What’s in a name blanket?

Kid Two is missing a blanket. Not just any blanket – his name blanket.

My aunt has given name blankets – like knitted afghans, with their names repeating on one side and a design like hearts or teddy bears on the other – to all of her great nieces and nephews, 16 of them I think – shortly after they were born. Kid Two’s had blue binding and teddy bears.

When we got Baby Three’s, I wanted to take a picture of all of them with their blankets, but we couldn’t find Kid Two’s. I didn’t really worry at first; it’s a crowded house, and things have a way of turning up when you least expect them. But it’s been months, and there has been no sign of it. We’ve searched his room, our room, the cedar chest, boxes of baby things in the basement … no luck. I know we’ve had it within the past two years -- that is, after he moved into his room – because I remember spreading it out on his bed.

So where is it?

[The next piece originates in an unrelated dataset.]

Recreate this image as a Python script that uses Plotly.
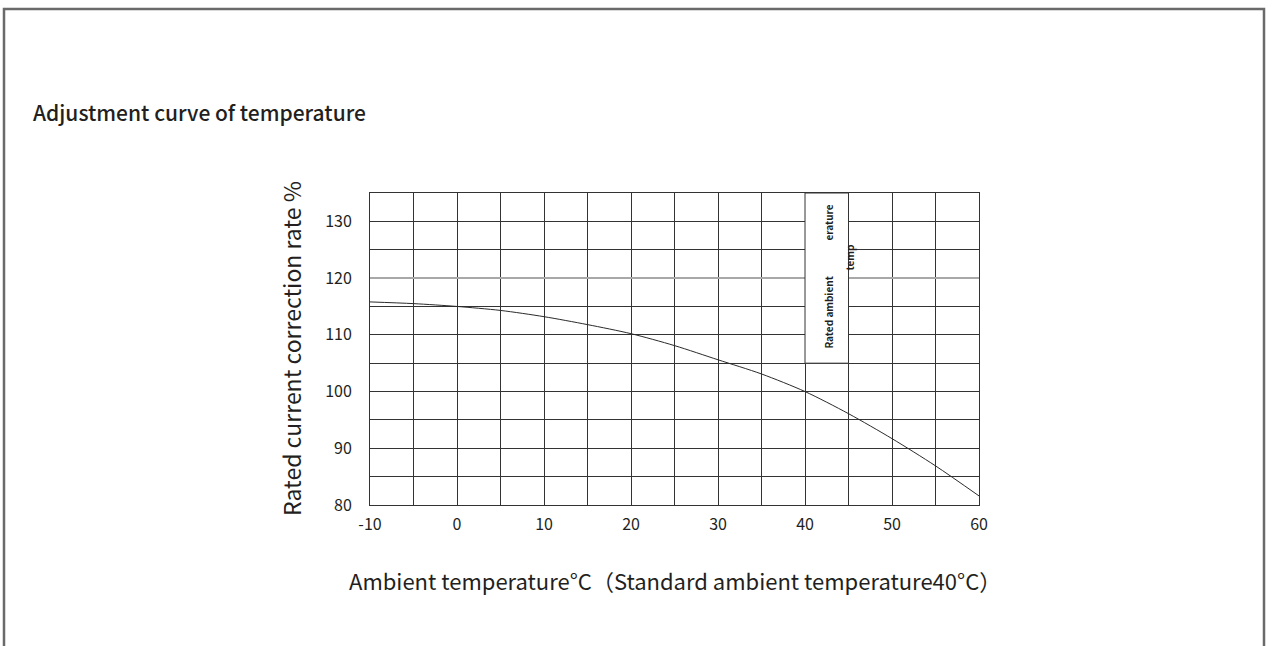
import plotly.graph_objects as go

# Data
temps = [-10, -5, 0, 5, 10, 15, 20, 25, 30, 35, 40, 45, 50, 55, 60]
rates = [115.8, 115.5, 115.0, 114.3, 113.2, 111.8, 110.2, 108.1, 105.6, 103.1, 100.0, 96.1, 91.7, 86.9, 81.6]
x_ticks = [-10, 0, 10, 20, 30, 40, 50, 60]
x_tick_labels = ["-10", "0", "10", "20", "30", "40", "50", "60"]
y_ticks = [80, 90, 100, 110, 120, 130]
y_tick_labels = ["80", "90", "100", "110", "120", "130"]

FONT = "Noto Sans CJK SC"
TXT = "#231f20"
GRID = "#333333"

W, H = 1272, 646
L, R, T, B = 370, 293, 193, 141
PW, PH = W - L - R, H - T - B

def px(p):
    return (p - L) / PW

def py(p):
    return (H - B - p) / PH

fig = go.Figure()
fig.add_trace(go.Scatter(x=temps, y=rates, mode="lines",
                         line=dict(color="#2a2a2a", width=1, shape="spline", smoothing=0.8),
                         hoverinfo="skip", showlegend=False))

axis_common = dict(showline=True, linecolor=GRID, linewidth=1, mirror=True,
                   showgrid=True, gridcolor=GRID, gridwidth=1, zeroline=False,
                   tickfont=dict(family=FONT, size=16, color=TXT),
                   ticks="outside", tickcolor="rgba(0,0,0,0)")

fig.update_xaxes(range=[-10, 60], tickvals=x_ticks, ticktext=x_tick_labels, ticklen=5,
                 minor=dict(dtick=5, tick0=-10, showgrid=True, gridcolor=GRID, gridwidth=1),
                 **axis_common)
fig.update_yaxes(range=[80, 135], tickvals=y_ticks, ticktext=y_tick_labels, ticklen=14,
                 minor=dict(dtick=5, tick0=80, showgrid=True, gridcolor=GRID, gridwidth=1),
                 **axis_common)

shapes = [
    # light 120 line
    dict(type="line", xref="x", yref="y", x0=-10, x1=40, y0=120, y1=120,
         line=dict(color="#a8a8a8", width=2), layer="above"),
    dict(type="line", xref="x", yref="y", x0=45, x1=61.2, y0=120, y1=120,
         line=dict(color="#a8a8a8", width=2), layer="above"),
    # white label box
    dict(type="rect", xref="x", yref="y", x0=40, x1=45, y0=105, y1=135,
         fillcolor="white", line=dict(color=GRID, width=1), layer="above"),
    # outer frame
    dict(type="rect", xref="paper", yref="paper", x0=px(4), x1=px(1264), y0=py(9), y1=py(700),
         fillcolor="rgba(0,0,0,0)", line=dict(color="#6a6a6a", width=2.5), layer="above"),
]

annotations = [
    dict(text="Adjustment curve of temperature", xref="paper", yref="paper",
         x=px(31), y=py(112), xanchor="left", yanchor="middle", showarrow=False,
         font=dict(family=FONT, size=21, color=TXT, weight=500)),
    dict(text="Rated current correction rate %", xref="paper", yref="paper",
         x=px(291), y=py(349), xanchor="center", yanchor="middle", textangle=-90,
         showarrow=False, font=dict(family=FONT, size=23, color=TXT)),
    dict(text="Ambient temperature°C（Standard ambient temperature40°C）", xref="paper", yref="paper",
         x=px(675), y=py(580), xanchor="center", yanchor="middle", showarrow=False,
         font=dict(family=FONT, size=22, color=TXT)),
    dict(text="<b>Rated ambient</b>", xref="x", yref="paper", x=42.6, y=py(312),
         xanchor="center", yanchor="middle", textangle=-90, showarrow=False,
         font=dict(family=FONT, size=10, color=TXT)),
    dict(text="<b>erature</b>", xref="x", yref="paper", x=42.6, y=py(223),
         xanchor="center", yanchor="middle", textangle=-90, showarrow=False,
         font=dict(family=FONT, size=10, color=TXT)),
    dict(text="<b>temp</b>", xref="x", yref="paper", x=45.0, y=py(258),
         xanchor="center", yanchor="middle", textangle=-90, showarrow=False,
         font=dict(family=FONT, size=10, color=TXT)),
]

fig.update_layout(width=W, height=H, margin=dict(l=L, r=R, t=T, b=B, autoexpand=False),
                  paper_bgcolor="white", plot_bgcolor="white",
                  shapes=shapes, annotations=annotations, showlegend=False)

fig.write_html("out.html", config={"displayModeBar": False},
               post_script="document.body.style.margin='0';document.body.style.overflow='hidden';")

Did he take it on a trip and forget to bring it home? That’s how Kid One lost her beloved teddy bear last year. Was it in the basement during a flood, and someone tossed it because they didn’t realize its sentimental value and try to salvage it? It wouldn’t have been hard; the blanket is machine washable. Did Kid Two give it to me to put away for him, and now the memory of doing so has left the building? I don’t know.

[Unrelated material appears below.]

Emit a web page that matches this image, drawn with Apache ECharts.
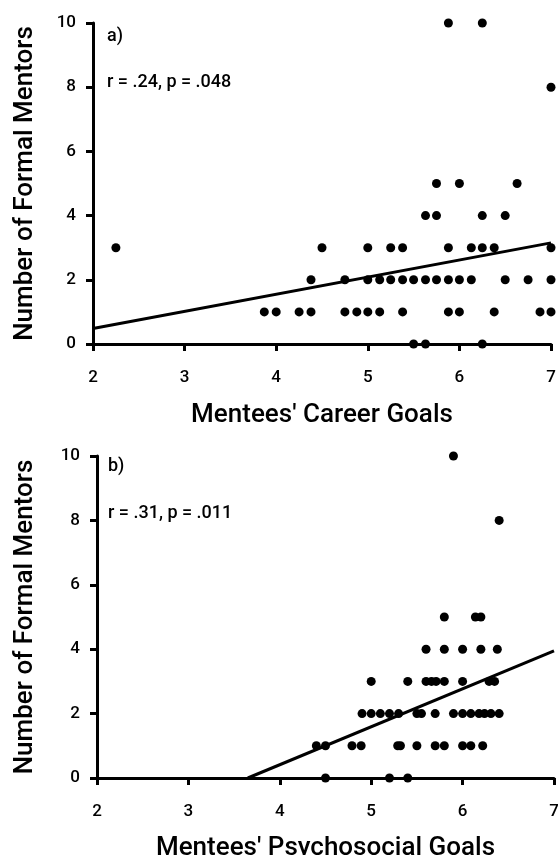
<!DOCTYPE html>
<html>
<head>
<meta charset="utf-8">
<script src="https://cdn.jsdelivr.net/npm/echarts@6/dist/echarts.min.js"></script>
<style>
html,body{margin:0;padding:0;background:#fff;}
#chart{width:558px;height:855px;}
</style>
</head>
<body>
<div id="chart"></div>
<script>
// Panel a) Career goals vs number of formal mentors
const careerGoals = [
  5.5, 5.63, 6.25,
  3.87, 4.0, 4.25, 4.38, 4.75, 4.88, 5.0, 5.13, 5.38, 5.88, 6.0, 6.38, 6.88, 7.0,
  4.38, 4.75, 5.0, 5.13, 5.25, 5.38, 5.5, 5.63, 5.75, 5.88, 6.0, 6.13, 6.5, 6.75, 7.0,
  2.25, 4.5, 5.0, 5.25, 5.38, 5.88, 6.13, 6.25, 6.38, 7.0,
  5.63, 5.75, 6.25, 6.5,
  5.75, 6.0, 6.63,
  7.0,
  5.88, 6.25
];
const careerMentors = [
  0, 0, 0,
  1, 1, 1, 1, 1, 1, 1, 1, 1, 1, 1, 1, 1, 1,
  2, 2, 2, 2, 2, 2, 2, 2, 2, 2, 2, 2, 2, 2, 2,
  3, 3, 3, 3, 3, 3, 3, 3, 3, 3,
  4, 4, 4, 4,
  5, 5, 5,
  8,
  10, 10
];
const careerFit = [[2, 0.48], [7, 3.15]];

// Panel b) Psychosocial goals vs number of formal mentors
const psychGoals = [
  4.5, 5.2, 5.4,
  4.4, 4.5, 4.79, 4.89, 5.29, 5.32, 5.5, 5.7, 5.8, 6.0, 6.09, 6.22,
  4.9, 5.0, 5.1, 5.2, 5.3, 5.5, 5.55, 5.7, 5.9, 6.0, 6.09, 6.18, 6.24, 6.31, 6.4,
  5.0, 5.4, 5.6, 5.66, 5.71, 5.8, 6.0, 6.29, 6.35,
  5.6, 5.8, 6.0, 6.2, 6.38,
  5.8, 6.14, 6.2,
  6.4,
  5.9
];
const psychMentors = [
  0, 0, 0,
  1, 1, 1, 1, 1, 1, 1, 1, 1, 1, 1, 1,
  2, 2, 2, 2, 2, 2, 2, 2, 2, 2, 2, 2, 2, 2, 2,
  3, 3, 3, 3, 3, 3, 3, 3, 3,
  4, 4, 4, 4, 4,
  5, 5, 5,
  8,
  10
];
const psychFit = [[3.65, 0], [7, 3.95]];

const xTicks = [2, 3, 4, 5, 6, 7];
const yTicks = [0, 2, 4, 6, 8, 10];

const FONT = 'Roboto';
const pair = (xs, ys) => xs.map((x, i) => [x, ys[i]]);

function xAxis(gridIndex, name, gap) {
  return {
    type: 'value', gridIndex, min: xTicks[0], max: xTicks[xTicks.length - 1], interval: 1,
    name, nameLocation: 'middle', nameGap: gap,
    nameTextStyle: { fontFamily: FONT, fontSize: 26, fontWeight: 500, color: '#000' },
    axisLine: { show: true, onZero: false, lineStyle: { color: '#000', width: 3 } },
    axisTick: { show: true, length: 7, lineStyle: { color: '#000', width: 3 } },
    axisLabel: { fontFamily: FONT, fontSize: 17, fontWeight: 500, color: '#000', margin: 25 },
    splitLine: { show: false }
  };
}
function yAxis(gridIndex, gap) {
  return {
    type: 'value', gridIndex, min: yTicks[0], max: yTicks[yTicks.length - 1], interval: 2,
    name: 'Number of Formal Mentors', nameLocation: 'middle', nameGap: gap,
    nameTextStyle: { fontFamily: FONT, fontSize: 26, fontWeight: 500, color: '#000' },
    axisLine: { show: true, onZero: false, lineStyle: { color: '#000', width: 3 } },
    axisTick: { show: true, length: 7, lineStyle: { color: '#000', width: 3 } },
    axisLabel: { fontFamily: FONT, fontSize: 17, fontWeight: 500, color: '#000', margin: 17 },
    splitLine: { show: false }
  };
}

const chart = echarts.init(document.getElementById('chart'), null, { renderer: 'canvas' });
const textStyle = { fontFamily: FONT, fontSize: 18, fontWeight: 500, fill: '#000' };
const dotStyle = { color: '#000', opacity: 1 };
chart.setOption({
  animation: false,
  backgroundColor: '#fff',
  grid: [
    { left: 93, right: 7, top: 23, height: 321, containLabel: false, outerBoundsMode: 'none' },
    { left: 97, right: 4, top: 456, height: 322, containLabel: false, outerBoundsMode: 'none' }
  ],
  xAxis: [xAxis(0, "Mentees' Career Goals", 58), xAxis(1, "Mentees' Psychosocial Goals", 57)],
  yAxis: [yAxis(0, 55), yAxis(1, 59)],
  series: [
    { type: 'scatter', xAxisIndex: 0, yAxisIndex: 0, data: pair(careerGoals, careerMentors),
      symbolSize: 9, itemStyle: dotStyle, clip: false },
    { type: 'line', xAxisIndex: 0, yAxisIndex: 0, data: careerFit, symbol: 'none',
      lineStyle: { color: '#000', width: 3 }, clip: false },
    { type: 'scatter', xAxisIndex: 1, yAxisIndex: 1, data: pair(psychGoals, psychMentors),
      symbolSize: 9, itemStyle: dotStyle, clip: false },
    { type: 'line', xAxisIndex: 1, yAxisIndex: 1, data: psychFit, symbol: 'none',
      lineStyle: { color: '#000', width: 3 }, clip: false }
  ],
  graphic: [
    { type: 'text', left: 107, top: 27, style: Object.assign({ text: 'a)' }, textStyle) },
    { type: 'text', left: 107, top: 73, style: Object.assign({ text: 'r = .24, p = .048' }, textStyle) },
    { type: 'text', left: 108, top: 457, style: Object.assign({ text: 'b)' }, textStyle) },
    { type: 'text', left: 108, top: 504, style: Object.assign({ text: 'r = .31, p = .011' }, textStyle) }
  ]
});
</script>
</body>
</html>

Kid Two is disappointed that he doesn’t have what he regards as a major keepsake from his babyhood. I feel responsible. If only I were more organized, there would only be one place I would have put it, and there it would be. If only I made the big kids keep their rooms neater, with a place for everything and everything in its place, I would have noticed that it was out of place sooner, and would have had a better chance of backtracking and finding it.

My mother, I am sure, would not have lost it if it belonged to her child.

That thought crosses my mind, and I know it’s pointless. I don’t know how it got lost, so I don’t really know if I was the one responsible. Besides, I’m not my mother. I remember sometimes feeling I would never be able to live up to her standards. I wouldn’t be able to do all the things she can do, like sewing and fixing up furniture and cooking dinner from scratch every night and keeping the house just to the tolerable side of spotless.

I was right. I can’t. But there are lots of things that I do that she doesn’t, and I’ve more or less made my peace with setting my own standards. I can live with more mess and clutter, and I make use of prepared foods sometimes more than I would like, and that’s OK. Until something happens like losing Kid Two’s blanket.

Now Kid One sometimes tells me that she doesn’t know how she’ll ever grow up and do what I do. I get it, I really do, but I think she thinks I’m just trying to make her feel better when I say that she shouldn’t do what I do, she should do what she does, make her own way, and she’ll do just fine.

In the meantime, I’ll say a prayer to St. Anthony (“Tony, Tony, look around. Something’s lost that must be found.”) and hope he comes to my rescue.

1 comment:

  1. I struggle trying to live up to mom's standards too- every single day. I will never succeed. I am trying to convince myself that maybe I do not want to succeed. Maybe- this way works better for us- now I just have to believe it.